Faker supports multiple locales, so you can generate data that fits specific regions. For instance, to generate Japanese-style names and addresses:

fake_ja = Faker('ja_JP')
print(fake_ja.name())
print(fake_ja.address())

Output:

佐藤 健
埼玉県川口市本町1-2-3

You can even combine providers from multiple locales.

fake_multi = Faker(['en_US', 'ja_JP'])
print(fake_multi.name())

Custom Providers

If Faker doesn’t have what you need out of the box, you can extend it by writing your own providers.
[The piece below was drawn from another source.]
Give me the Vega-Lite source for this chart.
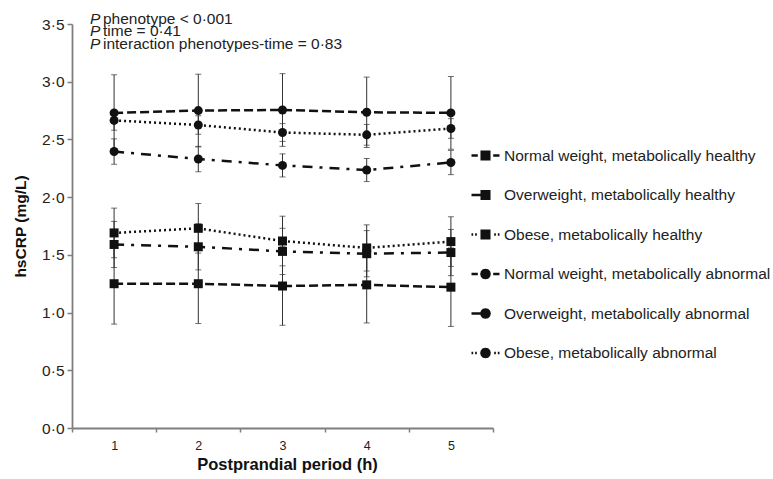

from faker.providers import BaseProvider

class CustomProvider(BaseProvider):
    def custom_category(self):
        categories = ['Electronics', 'Books', 'Clothing']
        return self.random_element(categories)

fake.add_provider(CustomProvider)
print(fake.custom_category())

This will randomly return one of the categories you defined.

Using Faker with Pandas

You can combine Faker with libraries like Pandas to generate DataFrame filled with fake data.

import pandas as pd

data = []
for _ in range(10):
    data.append({
        'name': fake.name(),
        'email': fake.email(),
        'phone': fake.phone_number()
    })

df = pd.DataFrame(data)
print(df.head())

This creates a DataFrame with 10 rows of fake personal data.

Best Practices and Considerations

While Faker is powerful, remember that the data is fake and shouldn’t be used where real, sensitive data is required. Also, be mindful of performance when generating large datasets—it’s efficient, but generating millions of records will take time.

Here’s a quick comparison of methods for different data types:

Data Type	Method Example	Sample Output
Name	`fake.name()`	Sarah Johnson
Email	`fake.email()`	sarah.johnson@example.com
Address	`fake.address()`	123 Maple Ave, Anytown
Phone Number	`fake.phone_number()`	(555) 123-4567
Date	`fake.date()`	2023-05-17

Key takeaways when using Faker:

It saves time and makes generated data look realistic.
Supports many data types and multiple languages.
Reproducible with seeding.
Extensible through custom providers.

Whether you're a developer, tester, or data analyst, Faker is a tool worth having in your toolkit. It’s simple to use, highly customizable, and can significantly streamline your workflow when dummy data is needed.